**Requirements:** The required output consists solely of the lines from the top of the listing through the line containing "['2008Q2', '', 'Q4', '', '2009Q2', '', 'Q4'];", transcribed exactly.

Stored records:
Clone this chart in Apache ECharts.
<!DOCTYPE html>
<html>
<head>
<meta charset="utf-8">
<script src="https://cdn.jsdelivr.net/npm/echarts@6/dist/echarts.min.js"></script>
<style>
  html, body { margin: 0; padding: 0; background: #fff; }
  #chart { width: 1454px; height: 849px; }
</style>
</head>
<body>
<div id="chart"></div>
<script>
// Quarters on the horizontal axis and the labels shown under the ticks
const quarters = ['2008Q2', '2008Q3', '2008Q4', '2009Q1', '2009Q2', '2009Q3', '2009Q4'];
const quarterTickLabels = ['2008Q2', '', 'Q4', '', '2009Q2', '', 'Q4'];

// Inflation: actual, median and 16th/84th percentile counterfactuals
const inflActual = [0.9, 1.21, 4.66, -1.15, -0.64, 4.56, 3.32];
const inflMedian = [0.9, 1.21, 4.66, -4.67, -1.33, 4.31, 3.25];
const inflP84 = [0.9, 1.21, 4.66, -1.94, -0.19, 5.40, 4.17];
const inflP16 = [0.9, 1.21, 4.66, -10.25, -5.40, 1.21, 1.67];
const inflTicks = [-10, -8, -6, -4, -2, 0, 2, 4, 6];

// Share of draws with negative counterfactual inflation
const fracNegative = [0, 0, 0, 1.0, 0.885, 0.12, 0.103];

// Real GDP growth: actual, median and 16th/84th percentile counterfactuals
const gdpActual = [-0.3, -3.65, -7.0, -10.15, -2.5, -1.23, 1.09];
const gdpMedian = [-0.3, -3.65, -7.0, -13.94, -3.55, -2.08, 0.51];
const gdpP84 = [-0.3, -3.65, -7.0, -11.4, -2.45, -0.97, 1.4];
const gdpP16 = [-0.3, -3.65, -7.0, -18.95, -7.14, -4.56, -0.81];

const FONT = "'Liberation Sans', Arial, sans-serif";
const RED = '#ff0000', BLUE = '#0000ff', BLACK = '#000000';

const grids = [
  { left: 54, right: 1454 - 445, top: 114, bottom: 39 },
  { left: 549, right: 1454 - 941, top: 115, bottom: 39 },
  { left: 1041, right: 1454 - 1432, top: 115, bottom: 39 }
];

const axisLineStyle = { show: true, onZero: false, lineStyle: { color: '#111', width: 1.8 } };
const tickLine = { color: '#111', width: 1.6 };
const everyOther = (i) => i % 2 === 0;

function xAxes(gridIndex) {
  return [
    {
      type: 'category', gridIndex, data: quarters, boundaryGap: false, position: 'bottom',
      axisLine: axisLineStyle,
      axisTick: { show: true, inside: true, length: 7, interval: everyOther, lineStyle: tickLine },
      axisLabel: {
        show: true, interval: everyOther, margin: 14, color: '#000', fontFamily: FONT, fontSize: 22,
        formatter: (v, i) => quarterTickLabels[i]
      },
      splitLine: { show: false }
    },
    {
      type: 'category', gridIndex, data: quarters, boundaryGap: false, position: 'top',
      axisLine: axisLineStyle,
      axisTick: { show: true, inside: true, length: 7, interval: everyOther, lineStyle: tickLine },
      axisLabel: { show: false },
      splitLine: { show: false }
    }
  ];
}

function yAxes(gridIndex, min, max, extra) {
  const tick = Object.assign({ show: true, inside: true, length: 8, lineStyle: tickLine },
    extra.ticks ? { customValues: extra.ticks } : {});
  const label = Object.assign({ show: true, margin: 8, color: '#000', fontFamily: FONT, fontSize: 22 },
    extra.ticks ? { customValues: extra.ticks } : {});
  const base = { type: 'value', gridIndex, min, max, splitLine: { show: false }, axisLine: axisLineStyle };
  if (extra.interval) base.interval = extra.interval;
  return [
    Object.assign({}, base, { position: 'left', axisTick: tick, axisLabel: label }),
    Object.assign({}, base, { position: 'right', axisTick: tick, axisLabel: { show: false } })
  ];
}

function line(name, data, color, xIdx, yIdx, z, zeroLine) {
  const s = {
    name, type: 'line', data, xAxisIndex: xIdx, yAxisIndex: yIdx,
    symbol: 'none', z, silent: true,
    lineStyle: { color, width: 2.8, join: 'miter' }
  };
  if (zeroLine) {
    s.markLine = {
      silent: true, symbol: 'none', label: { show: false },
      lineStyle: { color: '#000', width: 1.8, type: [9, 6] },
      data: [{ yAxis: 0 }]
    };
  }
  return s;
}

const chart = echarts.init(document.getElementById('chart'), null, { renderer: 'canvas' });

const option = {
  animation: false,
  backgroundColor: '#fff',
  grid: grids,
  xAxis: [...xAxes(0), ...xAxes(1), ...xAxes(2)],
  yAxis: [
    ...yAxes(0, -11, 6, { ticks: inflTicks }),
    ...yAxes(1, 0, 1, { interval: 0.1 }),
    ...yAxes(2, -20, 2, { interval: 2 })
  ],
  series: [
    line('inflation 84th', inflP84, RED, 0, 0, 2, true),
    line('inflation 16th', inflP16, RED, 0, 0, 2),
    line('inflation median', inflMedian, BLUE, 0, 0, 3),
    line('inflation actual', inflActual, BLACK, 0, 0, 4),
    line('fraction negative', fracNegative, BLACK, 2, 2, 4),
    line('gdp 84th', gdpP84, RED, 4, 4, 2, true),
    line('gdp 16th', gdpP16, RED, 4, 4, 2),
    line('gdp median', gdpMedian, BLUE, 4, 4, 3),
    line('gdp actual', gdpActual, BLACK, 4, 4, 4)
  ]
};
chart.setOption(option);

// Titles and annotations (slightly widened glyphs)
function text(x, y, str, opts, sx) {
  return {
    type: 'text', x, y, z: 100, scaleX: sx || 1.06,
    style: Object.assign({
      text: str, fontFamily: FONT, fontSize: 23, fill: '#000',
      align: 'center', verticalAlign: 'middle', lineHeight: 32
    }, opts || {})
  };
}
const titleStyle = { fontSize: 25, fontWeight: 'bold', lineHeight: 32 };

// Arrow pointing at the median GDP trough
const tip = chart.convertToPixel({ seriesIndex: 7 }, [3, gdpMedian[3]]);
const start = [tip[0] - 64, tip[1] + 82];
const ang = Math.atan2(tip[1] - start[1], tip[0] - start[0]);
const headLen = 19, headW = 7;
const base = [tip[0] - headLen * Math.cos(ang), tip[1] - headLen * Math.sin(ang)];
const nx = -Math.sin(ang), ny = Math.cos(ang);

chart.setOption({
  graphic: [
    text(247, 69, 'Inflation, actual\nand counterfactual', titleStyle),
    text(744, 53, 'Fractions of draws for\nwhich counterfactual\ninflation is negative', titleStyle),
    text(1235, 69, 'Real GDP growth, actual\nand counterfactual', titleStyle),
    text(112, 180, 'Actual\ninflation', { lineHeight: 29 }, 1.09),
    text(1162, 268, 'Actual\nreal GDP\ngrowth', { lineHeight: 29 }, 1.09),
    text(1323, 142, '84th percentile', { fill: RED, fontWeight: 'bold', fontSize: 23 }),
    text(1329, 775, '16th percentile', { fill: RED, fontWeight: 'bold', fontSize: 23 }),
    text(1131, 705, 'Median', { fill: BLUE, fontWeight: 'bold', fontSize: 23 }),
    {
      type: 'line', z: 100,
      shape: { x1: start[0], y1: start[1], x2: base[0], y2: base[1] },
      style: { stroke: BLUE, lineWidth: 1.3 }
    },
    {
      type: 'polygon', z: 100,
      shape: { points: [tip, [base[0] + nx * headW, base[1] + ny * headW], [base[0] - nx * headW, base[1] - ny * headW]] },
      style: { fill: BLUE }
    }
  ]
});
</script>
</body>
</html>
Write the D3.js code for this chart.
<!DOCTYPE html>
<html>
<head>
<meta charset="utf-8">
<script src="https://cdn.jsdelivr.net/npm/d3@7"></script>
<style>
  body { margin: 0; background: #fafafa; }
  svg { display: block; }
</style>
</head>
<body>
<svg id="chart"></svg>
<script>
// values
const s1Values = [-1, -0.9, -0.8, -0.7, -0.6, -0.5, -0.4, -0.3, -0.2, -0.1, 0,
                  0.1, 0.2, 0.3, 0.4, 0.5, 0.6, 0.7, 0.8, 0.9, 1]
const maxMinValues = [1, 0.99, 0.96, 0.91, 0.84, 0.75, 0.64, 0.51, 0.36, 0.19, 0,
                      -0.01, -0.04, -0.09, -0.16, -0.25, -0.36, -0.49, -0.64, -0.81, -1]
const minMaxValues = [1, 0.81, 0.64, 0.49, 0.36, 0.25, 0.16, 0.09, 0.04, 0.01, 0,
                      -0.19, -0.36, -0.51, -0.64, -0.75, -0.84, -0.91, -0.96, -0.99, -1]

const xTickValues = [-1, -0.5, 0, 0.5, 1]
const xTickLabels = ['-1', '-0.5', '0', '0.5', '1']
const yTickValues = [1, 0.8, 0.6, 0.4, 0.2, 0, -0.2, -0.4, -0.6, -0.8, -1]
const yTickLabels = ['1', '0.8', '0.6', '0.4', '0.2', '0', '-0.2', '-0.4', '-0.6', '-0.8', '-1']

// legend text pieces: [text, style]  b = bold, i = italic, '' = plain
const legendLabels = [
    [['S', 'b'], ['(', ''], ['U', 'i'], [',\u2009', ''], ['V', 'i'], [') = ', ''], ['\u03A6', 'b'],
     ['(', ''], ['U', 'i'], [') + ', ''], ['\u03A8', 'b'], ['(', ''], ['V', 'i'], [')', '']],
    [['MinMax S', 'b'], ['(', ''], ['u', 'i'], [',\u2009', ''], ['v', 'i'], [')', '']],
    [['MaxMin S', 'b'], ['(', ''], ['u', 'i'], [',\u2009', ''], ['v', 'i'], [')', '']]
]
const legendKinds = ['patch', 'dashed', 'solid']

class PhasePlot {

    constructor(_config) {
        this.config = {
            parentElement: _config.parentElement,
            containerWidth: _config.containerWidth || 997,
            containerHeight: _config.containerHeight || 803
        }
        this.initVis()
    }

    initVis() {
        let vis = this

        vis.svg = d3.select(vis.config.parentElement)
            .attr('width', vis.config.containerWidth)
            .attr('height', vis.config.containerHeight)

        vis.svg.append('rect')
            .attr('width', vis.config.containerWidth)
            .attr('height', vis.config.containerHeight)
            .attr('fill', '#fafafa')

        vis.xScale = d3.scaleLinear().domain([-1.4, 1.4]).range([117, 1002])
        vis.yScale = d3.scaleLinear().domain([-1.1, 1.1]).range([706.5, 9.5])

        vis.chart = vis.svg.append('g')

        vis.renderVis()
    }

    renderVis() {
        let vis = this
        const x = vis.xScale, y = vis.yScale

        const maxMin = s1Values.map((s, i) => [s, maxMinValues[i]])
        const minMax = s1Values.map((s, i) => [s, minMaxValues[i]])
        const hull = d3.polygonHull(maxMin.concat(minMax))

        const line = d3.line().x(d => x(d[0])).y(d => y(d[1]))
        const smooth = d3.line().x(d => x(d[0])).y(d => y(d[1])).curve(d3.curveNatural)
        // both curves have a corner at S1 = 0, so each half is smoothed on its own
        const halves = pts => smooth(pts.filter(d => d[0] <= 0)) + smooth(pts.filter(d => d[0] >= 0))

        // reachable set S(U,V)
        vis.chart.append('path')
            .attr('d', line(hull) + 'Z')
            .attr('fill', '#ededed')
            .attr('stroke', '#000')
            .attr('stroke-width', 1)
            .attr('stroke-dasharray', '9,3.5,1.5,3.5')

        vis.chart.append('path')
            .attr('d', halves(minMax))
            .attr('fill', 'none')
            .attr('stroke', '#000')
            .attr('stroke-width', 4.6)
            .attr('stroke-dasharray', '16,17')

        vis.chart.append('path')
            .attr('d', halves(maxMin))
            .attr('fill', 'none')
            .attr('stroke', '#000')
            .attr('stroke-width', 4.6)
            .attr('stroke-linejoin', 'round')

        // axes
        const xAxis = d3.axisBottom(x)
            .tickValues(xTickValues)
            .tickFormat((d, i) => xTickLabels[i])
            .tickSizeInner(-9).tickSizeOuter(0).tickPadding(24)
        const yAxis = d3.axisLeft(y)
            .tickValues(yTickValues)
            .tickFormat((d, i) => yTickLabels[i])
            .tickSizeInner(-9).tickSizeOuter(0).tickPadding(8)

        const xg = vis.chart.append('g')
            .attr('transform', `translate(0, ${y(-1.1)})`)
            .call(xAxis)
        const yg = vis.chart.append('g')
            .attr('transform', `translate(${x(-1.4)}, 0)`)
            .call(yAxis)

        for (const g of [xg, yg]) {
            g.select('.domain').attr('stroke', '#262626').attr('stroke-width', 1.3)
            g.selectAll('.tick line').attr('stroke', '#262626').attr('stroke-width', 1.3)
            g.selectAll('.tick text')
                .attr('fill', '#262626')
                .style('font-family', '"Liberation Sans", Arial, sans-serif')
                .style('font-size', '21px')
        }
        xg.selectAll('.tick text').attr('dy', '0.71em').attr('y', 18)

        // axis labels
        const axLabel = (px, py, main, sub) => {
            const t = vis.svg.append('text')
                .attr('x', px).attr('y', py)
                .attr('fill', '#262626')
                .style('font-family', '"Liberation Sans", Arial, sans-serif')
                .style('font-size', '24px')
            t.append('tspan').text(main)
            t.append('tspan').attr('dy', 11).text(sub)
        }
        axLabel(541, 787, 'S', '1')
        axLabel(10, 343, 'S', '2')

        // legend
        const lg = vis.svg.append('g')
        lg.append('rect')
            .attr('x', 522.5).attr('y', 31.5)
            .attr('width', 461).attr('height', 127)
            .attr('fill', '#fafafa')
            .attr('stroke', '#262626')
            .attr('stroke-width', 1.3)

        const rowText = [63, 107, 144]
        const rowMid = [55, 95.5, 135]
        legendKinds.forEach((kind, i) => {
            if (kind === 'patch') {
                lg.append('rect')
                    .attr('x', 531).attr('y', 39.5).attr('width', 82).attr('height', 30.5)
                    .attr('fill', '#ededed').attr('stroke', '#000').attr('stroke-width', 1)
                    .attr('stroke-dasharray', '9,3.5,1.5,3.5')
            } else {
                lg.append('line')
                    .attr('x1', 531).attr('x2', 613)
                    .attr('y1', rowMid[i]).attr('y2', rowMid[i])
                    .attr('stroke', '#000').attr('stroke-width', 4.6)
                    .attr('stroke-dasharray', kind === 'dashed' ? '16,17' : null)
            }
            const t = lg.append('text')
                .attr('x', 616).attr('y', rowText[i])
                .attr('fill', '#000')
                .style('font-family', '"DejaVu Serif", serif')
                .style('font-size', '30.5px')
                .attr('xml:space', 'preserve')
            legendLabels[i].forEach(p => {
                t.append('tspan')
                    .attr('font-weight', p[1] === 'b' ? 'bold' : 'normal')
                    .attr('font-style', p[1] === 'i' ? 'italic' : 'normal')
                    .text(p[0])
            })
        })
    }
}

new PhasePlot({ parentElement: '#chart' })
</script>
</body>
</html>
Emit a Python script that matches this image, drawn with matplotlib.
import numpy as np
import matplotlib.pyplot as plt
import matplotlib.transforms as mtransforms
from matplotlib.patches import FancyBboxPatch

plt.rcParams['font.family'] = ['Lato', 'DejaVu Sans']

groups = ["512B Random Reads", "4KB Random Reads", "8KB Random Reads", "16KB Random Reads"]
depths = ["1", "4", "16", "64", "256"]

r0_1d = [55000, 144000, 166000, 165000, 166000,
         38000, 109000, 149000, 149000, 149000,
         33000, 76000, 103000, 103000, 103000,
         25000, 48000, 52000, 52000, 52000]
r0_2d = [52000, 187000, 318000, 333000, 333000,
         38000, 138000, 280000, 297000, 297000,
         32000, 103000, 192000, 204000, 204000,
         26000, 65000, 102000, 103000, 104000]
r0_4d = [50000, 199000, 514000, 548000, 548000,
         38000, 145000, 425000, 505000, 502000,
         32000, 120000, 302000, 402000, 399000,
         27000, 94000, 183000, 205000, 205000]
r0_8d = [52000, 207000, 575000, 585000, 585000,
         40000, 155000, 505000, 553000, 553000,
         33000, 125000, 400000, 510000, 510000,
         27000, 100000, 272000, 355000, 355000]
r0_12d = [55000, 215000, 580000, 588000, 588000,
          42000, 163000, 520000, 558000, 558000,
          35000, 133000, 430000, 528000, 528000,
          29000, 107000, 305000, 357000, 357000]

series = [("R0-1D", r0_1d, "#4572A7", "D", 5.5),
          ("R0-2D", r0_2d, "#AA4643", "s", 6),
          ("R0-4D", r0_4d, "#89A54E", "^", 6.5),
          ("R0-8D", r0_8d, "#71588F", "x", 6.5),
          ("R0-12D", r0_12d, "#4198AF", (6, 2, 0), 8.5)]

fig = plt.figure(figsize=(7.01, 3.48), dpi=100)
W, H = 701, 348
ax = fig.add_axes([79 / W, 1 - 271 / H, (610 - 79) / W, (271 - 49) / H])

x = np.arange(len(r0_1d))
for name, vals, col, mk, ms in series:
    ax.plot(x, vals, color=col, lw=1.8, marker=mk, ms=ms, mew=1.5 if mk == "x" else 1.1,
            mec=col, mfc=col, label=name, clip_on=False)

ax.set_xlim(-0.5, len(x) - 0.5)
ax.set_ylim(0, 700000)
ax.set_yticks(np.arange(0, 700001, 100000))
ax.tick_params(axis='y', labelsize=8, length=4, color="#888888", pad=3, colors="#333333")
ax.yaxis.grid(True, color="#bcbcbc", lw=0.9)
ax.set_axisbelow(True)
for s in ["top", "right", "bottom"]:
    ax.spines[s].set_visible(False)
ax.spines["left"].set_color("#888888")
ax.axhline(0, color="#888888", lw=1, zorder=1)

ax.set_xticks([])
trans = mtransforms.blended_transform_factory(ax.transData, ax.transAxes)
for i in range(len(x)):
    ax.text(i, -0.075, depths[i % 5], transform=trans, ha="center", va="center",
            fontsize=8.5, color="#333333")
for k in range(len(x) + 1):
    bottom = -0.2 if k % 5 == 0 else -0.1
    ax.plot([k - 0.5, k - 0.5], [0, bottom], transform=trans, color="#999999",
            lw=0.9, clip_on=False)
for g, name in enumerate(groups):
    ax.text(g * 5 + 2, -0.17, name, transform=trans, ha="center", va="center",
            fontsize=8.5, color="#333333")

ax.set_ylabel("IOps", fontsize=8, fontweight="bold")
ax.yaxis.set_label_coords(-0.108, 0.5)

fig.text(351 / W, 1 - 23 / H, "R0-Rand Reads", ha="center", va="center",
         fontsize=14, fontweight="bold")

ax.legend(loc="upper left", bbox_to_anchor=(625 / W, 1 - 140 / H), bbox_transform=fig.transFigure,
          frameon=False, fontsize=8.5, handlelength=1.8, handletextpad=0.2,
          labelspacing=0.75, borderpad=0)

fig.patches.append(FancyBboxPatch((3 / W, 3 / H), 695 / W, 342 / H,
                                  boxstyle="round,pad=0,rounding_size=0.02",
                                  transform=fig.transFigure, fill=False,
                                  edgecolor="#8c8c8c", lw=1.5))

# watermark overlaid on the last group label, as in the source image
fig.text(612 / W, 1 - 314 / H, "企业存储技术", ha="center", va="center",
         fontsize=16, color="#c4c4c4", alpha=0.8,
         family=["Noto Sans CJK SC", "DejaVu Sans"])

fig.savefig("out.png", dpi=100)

**Task output:**
Clone this chart in Apache ECharts.
<!DOCTYPE html>
<html>
<head>
<meta charset="utf-8">
<script src="https://cdn.jsdelivr.net/npm/echarts@6/dist/echarts.min.js"></script>
<style>
  html, body { margin: 0; padding: 0; background: #fff; }
  #chart { width: 1454px; height: 849px; }
</style>
</head>
<body>
<div id="chart"></div>
<script>
// Quarters on the horizontal axis and the labels shown under the ticks
const quarters = ['2008Q2', '2008Q3', '2008Q4', '2009Q1', '2009Q2', '2009Q3', '2009Q4'];
const quarterTickLabels = ['2008Q2', '', 'Q4', '', '2009Q2', '', 'Q4'];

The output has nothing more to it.